Tuesday, August 10, 2010


You know what I hate? Soda. Regular brown soda, club soda, soda pop, whatever the hell Sprite is, soda is just the worst. It tastes syrupy and weird, and a bit like liquified candy which sounds great on paper but in reality stinks.

But the worst part about soda is its most inexplicable part: bubbles. There is no reason to put bubbles in any drink for any reason. Bubbles give people hiccups, and fill your throat with unneeded air, and make me take small tiny gulps and attempt to burp. You know what burping is? Your body saying "actually the amount of air I have now is sufficient, I don't need to drink extra air you stupid asshole."

Why would anyone think putting bubbles in a drink would make it better? Bubbles are tasteless and unnecessary. In fact this post would be about how much I hate bubbles except for the fact that bubbles in every other aspect of life are fun and hilarious. Kids always have fun blowing bubbles but only idiot children who dress in neon want to drink that bubble liquid.

Another thing horrible about soda is that people who have boring parties always say "there will be soda there, thus you can come over and drink it." Soda is not enough of a good reason to have a party. A good reason to have a party is because your parents are moving out of their house and they want you to have a big bonfire in their backyard made up of all their old furniture, and there's a huge trampoline that's not close to the bonfire, and also there is a ping pong table. A bad reason to have a party is because you bought Pepsi and Tostitos, even though Tostitos are pretty good.

Personally I am a milk man myself, in the sense that when I am not drinking water or booze I am drinking milk. Milk has never once made me hiccup because it knows it is delicious enough on its own, and doesn't need any ridiculous bells and whistles like soda does. If someone put bubbles in milk you would punch them or I would.

Here is a joke about soda that you can use:
What did soda say when it crossed the street?
Run me over, for I am garbage

Burp, burp, soda is for twerps.

Wednesday, August 4, 2010


You know what I hate? Wind. It blows at me too much and pushes me around like an invisible bully. I just want to walk down the street to buy peach Snapple but wind ruins my day and makes me punch at the air and look like a dumb boy.

A lot of people think wind is good because it cools you down when it is hot out. But what they're really saying is just that heat is bad. If it was always cold out like it should be nobody would like wind.

I also hate wind because it messes up hair. People like to take a little time out of their stupid day to coif their strands but wind doesn't care. It even makes bald people people seem balder because it picks their wisps up and throws them around. Bald people should hate wind but most probably like it because they are always sweating.

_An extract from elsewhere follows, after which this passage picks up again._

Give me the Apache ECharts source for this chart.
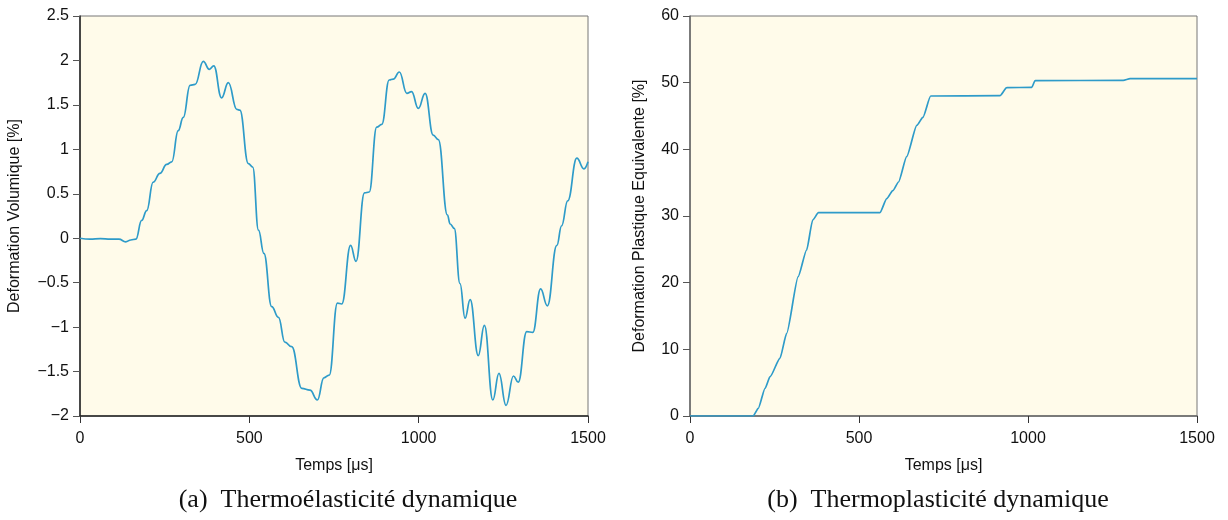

Most dogs hate wind because it blows their ear flaps up. And I agree with most dogs.

When I'm reading the newspaper outside and the wind folds it over on me and makes it hard to hold up that is complete garbage. I WANT TO READ ABOUT LIEV SCHREIBER WIND. Wind hates when people read because it thinks that nature is super interesting even though it isn't.

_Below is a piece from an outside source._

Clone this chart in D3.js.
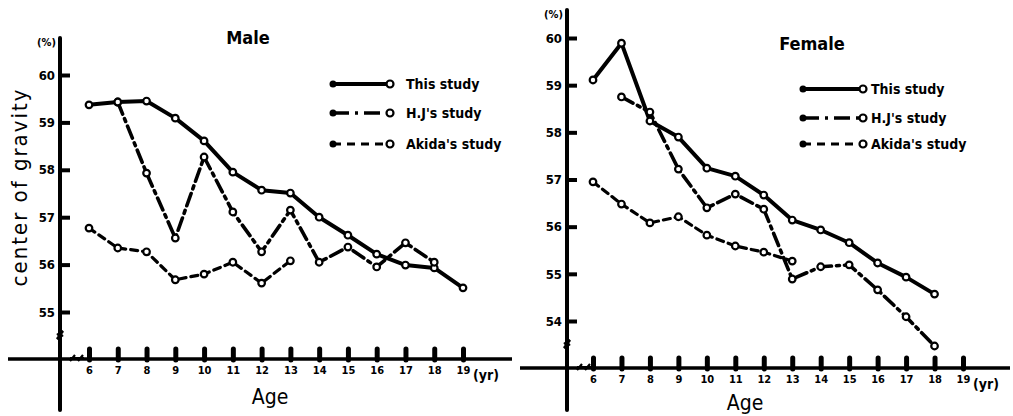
<!DOCTYPE html>
<html>
<head>
<meta charset="utf-8">
<script src="https://cdn.jsdelivr.net/npm/d3@7"></script>
<style>
  body { margin: 0; background: #fff; }
  text { font-family: "DejaVu Sans Condensed", "DejaVu Sans", sans-serif; fill: #000; }
  .tick text { font-weight: bold; }
</style>
</head>
<body>
<svg width="1013" height="416"></svg>
<script>
// ages on the x axis
var ages = [6, 7, 8, 9, 10, 11, 12, 13, 14, 15, 16, 17, 18, 19];

// male panel (center of gravity, %)
var maleThisAges = [6, 7, 8, 9, 10, 11, 12, 13, 14, 15, 16, 17, 18, 19];
var maleThis = [59.37, 59.43, 59.45, 59.09, 58.61, 57.95, 57.57, 57.51, 57.0, 56.62, 56.22, 55.99, 55.93, 55.51];
var maleHJAges = [7, 8, 9, 10, 11, 12, 13, 14, 15, 16, 17, 18];
var maleHJ = [59.43, 57.93, 56.56, 58.27, 57.11, 56.27, 57.15, 56.05, 56.37, 55.95, 56.46, 56.05];
var maleAkidaAges = [6, 7, 8, 9, 10, 11, 12, 13];
var maleAkida = [56.77, 56.35, 56.27, 55.68, 55.80, 56.05, 55.61, 56.08];
var maleYTicks = [55, 56, 57, 58, 59, 60];

// female panel
var femaleThisAges = [6, 7, 8, 9, 10, 11, 12, 13, 14, 15, 16, 17, 18];
var femaleThis = [59.11, 59.89, 58.24, 57.90, 57.24, 57.07, 56.67, 56.14, 55.93, 55.66, 55.23, 54.93, 54.57];
var femaleHJAges = [7, 8, 9, 10, 11, 12, 13, 14, 15, 16, 17, 18];
var femaleHJ = [58.75, 58.43, 57.22, 56.40, 56.69, 56.37, 54.89, 55.15, 55.19, 54.66, 54.09, 53.47];
var femaleAkidaAges = [6, 7, 8, 9, 10, 11, 12, 13];
var femaleAkida = [56.95, 56.48, 56.08, 56.21, 55.82, 55.59, 55.46, 55.27];
var femaleYTicks = [54, 55, 56, 57, 58, 59, 60];

var seriesNames = ['This study', "H.J's study", "Akida's study"];
var femaleNames = ['This study', "H.J's study", "Akida's study"];

var svg = d3.select('svg');

var styles = [
  {dash: null, width: 4},
  {dash: '13,5,3,5', width: 3.6},
  {dash: '7,5', width: 3.2}
];

var zip = function(a, v) {
  return a.map(function(d, i) { return {age: d, value: v[i]}; });
};

var drawPanel = function(p) {
  var g = svg.append('g');

  var x = d3.scaleLinear().domain([6, 19]).range(p.xRange);
  var y = d3.scaleLinear().domain(p.yDomain).range(p.yRange);

  // axis lines (hand-drawn look: thick)
  g.append('line')
    .attr('x1', p.axisX).attr('x2', p.axisX)
    .attr('y1', p.axisTop).attr('y2', 410)
    .attr('stroke', '#000').attr('stroke-width', 4).attr('stroke-linecap', 'round');
  g.append('line')
    .attr('x1', p.xLeft).attr('x2', p.xRight)
    .attr('y1', p.baseY).attr('y2', p.baseY)
    .attr('stroke', '#000').attr('stroke-width', 3.5);

  // break marks
  g.append('path')
    .attr('d', 'M' + (p.axisX - 3) + ',' + (p.baseY - 24) + 'l6,-4l-6,8l6,-4')
    .attr('fill', 'none').attr('stroke', '#000').attr('stroke-width', 2.5);
  g.append('path')
    .attr('d', 'M' + (p.axisX + 10) + ',' + (p.baseY + 2) + 'l5,-6m3,6l5,-6m-13,3l14,0')
    .attr('fill', 'none').attr('stroke', '#000').attr('stroke-width', 2.2);

  // x axis
  var xAxis = d3.axisBottom(x).tickValues(ages).tickSize(-11).tickPadding(6);
  var xg = g.append('g')
    .attr('transform', 'translate(0,' + (p.baseY + 1) + ')')
    .call(xAxis);
  xg.select('.domain').remove();
  xg.selectAll('.tick line').attr('stroke', '#000').attr('stroke-width', 5).attr('stroke-linecap', 'round');
  xg.selectAll('.tick text').attr('font-size', 11);

  g.append('text')
    .attr('x', x(19) + 10).attr('y', p.baseY + 21)
    .attr('font-size', 14).attr('font-weight', 'bold')
    .text('(yr)');

  // y axis
  var yAxis = d3.axisLeft(y).tickValues(p.yTicks).tickFormat(d3.format('d')).tickSize(-10).tickPadding(5);
  var yg = g.append('g')
    .attr('transform', 'translate(' + p.axisX + ',0)')
    .call(yAxis);
  yg.select('.domain').remove();
  yg.selectAll('.tick line').attr('stroke', '#000').attr('stroke-width', 4);
  yg.selectAll('.tick text').attr('font-size', 13);

  g.append('text')
    .attr('x', p.axisX - 4).attr('y', p.axisTop + 8)
    .attr('text-anchor', 'end')
    .attr('font-size', 11).attr('font-weight', 'bold')
    .text('(%)');

  // titles
  g.append('text')
    .attr('x', p.titleX).attr('y', p.titleY)
    .attr('text-anchor', 'middle')
    .attr('font-size', 18).attr('font-weight', 'bold')
    .text(p.title);
  g.append('text')
    .attr('x', p.ageX).attr('y', p.ageY)
    .attr('text-anchor', 'middle')
    .attr('font-size', 21)
    .text('Age');

  var line = d3.line()
    .x(function(d) { return x(d.age); })
    .y(function(d) { return y(d.value); });

  p.series.forEach(function(s, i) {
    g.append('path')
      .datum(s)
      .attr('d', line)
      .attr('fill', 'none')
      .attr('stroke', '#000')
      .attr('stroke-width', styles[i].width)
      .attr('stroke-linecap', 'round')
      .attr('stroke-linejoin', 'round')
      .attr('stroke-dasharray', styles[i].dash);
  });
  p.series.forEach(function(s) {
    g.selectAll(null)
      .data(s)
      .enter().append('circle')
      .attr('cx', function(d) { return x(d.age); })
      .attr('cy', function(d) { return y(d.value); })
      .attr('r', 3.3)
      .attr('fill', '#fff')
      .attr('stroke', '#000')
      .attr('stroke-width', 2.2);
  });

  // legend
  var lg = g.append('g');
  p.names.forEach(function(n, i) {
    var ly = p.legendY[i];
    lg.append('line')
      .attr('x1', p.legendX).attr('x2', p.legendX + p.legendLen)
      .attr('y1', ly).attr('y2', ly)
      .attr('stroke', '#000')
      .attr('stroke-width', styles[i].width)
      .attr('stroke-dasharray', i === 0 ? null : (i === 1 ? '16,6,3,6' : '8,6'));
    lg.append('circle')
      .attr('cx', p.legendX).attr('cy', ly).attr('r', 3.5)
      .attr('fill', '#000');
    lg.append('circle')
      .attr('cx', p.legendX + p.legendLen).attr('cy', ly).attr('r', 3.5)
      .attr('fill', '#fff').attr('stroke', '#000').attr('stroke-width', 2.2);
    lg.append('text')
      .attr('x', p.legendX + p.legendLen + p.textGap).attr('y', ly + 5)
      .attr('font-size', 14).attr('font-weight', 'bold')
      .text(n);
  });
};

drawPanel({
  title: 'Male', titleX: 248, titleY: 44, ageX: 270, ageY: 404,
  xRange: [89, 463], yDomain: [55, 60], yRange: [312, 75], yTicks: maleYTicks,
  axisX: 60, axisTop: 38, baseY: 359, xLeft: 8, xRight: 512,
  series: [zip(maleThisAges, maleThis), zip(maleHJAges, maleHJ), zip(maleAkidaAges, maleAkida)],
  names: seriesNames, legendX: 333, legendLen: 57, legendY: [84, 113, 144], textGap: 16
});

drawPanel({
  title: 'Female', titleX: 812, titleY: 50, ageX: 745, ageY: 410,
  xRange: [593, 963], yDomain: [54, 60], yRange: [321, 38], yTicks: femaleYTicks,
  axisX: 567, axisTop: 10, baseY: 368, xLeft: 520, xRight: 1010,
  series: [zip(femaleThisAges, femaleThis), zip(femaleHJAges, femaleHJ), zip(femaleAkidaAges, femaleAkida)],
  names: femaleNames, legendX: 803, legendLen: 60, legendY: [89, 118, 144], textGap: 8
});

// y axis title
svg.append('text')
  .attr('transform', 'translate(27,187) rotate(-90)')
  .attr('text-anchor', 'middle')
  .attr('font-size', 22)
  .attr('letter-spacing', 2)
  .text('center of gravity');
</script>
</body>
</html>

One time my friend Mokey took mushrooms and was feeling sick. Then a gust of wind blew at him and he felt better and said "it was like God sent that wind." What an idiot Mokey is.

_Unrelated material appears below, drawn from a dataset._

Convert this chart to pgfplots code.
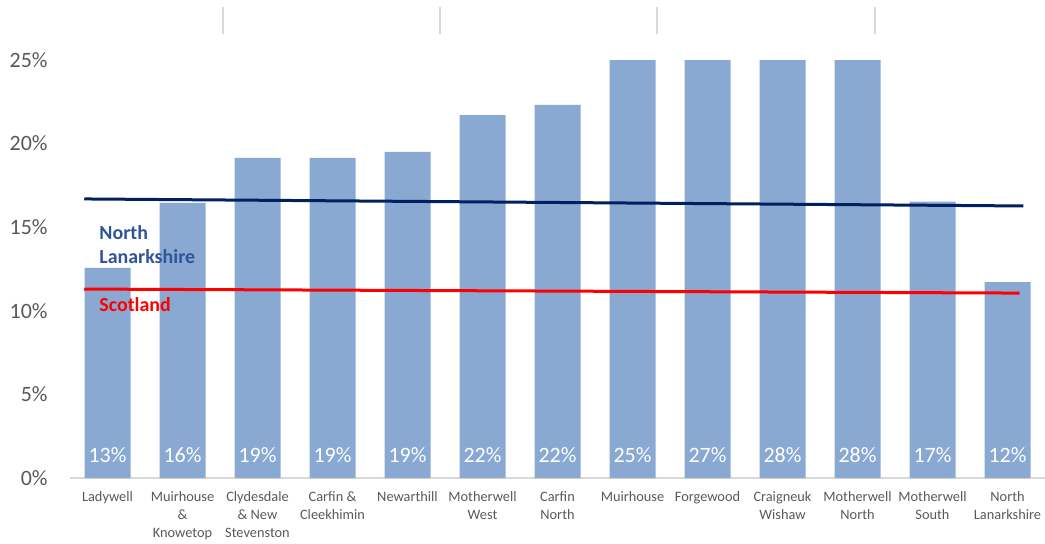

The main problem with wind is that it's really insecure. I have only a slight problem with a gentle breeze but wind thinks it has something to prove so it blows my visor off even when I wear it backwards.

I hate the wind and the wind hates me.


You know what I hate? Salad. It tastes stupid and I have to use too many napkins when I'm munching on it. Whenever I am done with a salad here is my reaction:

"Well I'm glad those leaves are gone."

This has been said before but it bears repeating. Eating leaves is really dumb. It doesn't even matter how much sauce you put on them. P.S. Salad dressing should be called salad sauce because it's more accurate and grosser.

You know what has never been heard post salad ingestion? "Wow I'm satisfied." Because salads satisfy no one except makers of salads. People who make salads are always very proud of themselves for putting a bunch of random stuff in a bowl. Making salads is easy, I could make a million salads in 2 days if I wanted to but I hate salads so I won't.

Another horrible thing about salads is that they come before your meal thus extending the amount of time you have to spend in a restaurant. I want to be in and out of a restaurant in 30 minutes tops. But every time I go out to dinner some scoundrels will order a salad and make me wait extra time for my burger. Then I have to listen to them discuss their salad:

"I like this sauce do you?" "This sauce is great, but I really like these carrots." "Oh do you because I love to hear you munching on them." "I like to wipe my mouth with a napkin."

This conversation never ends. That is why I always bring a book or Magic cards to dinner, that way I can do something to drown out their insipid salad based ramblings.

When you are a kid you think a great meal would be candy and popcorn and chicken nuggets and hotdogs and burgers smushed together. Then you get older and try it a bunch of different times and realize things should be eaten on their own. Salad people don't get this. They are a greedy folk.

If I saw a salad on the street I would punch it.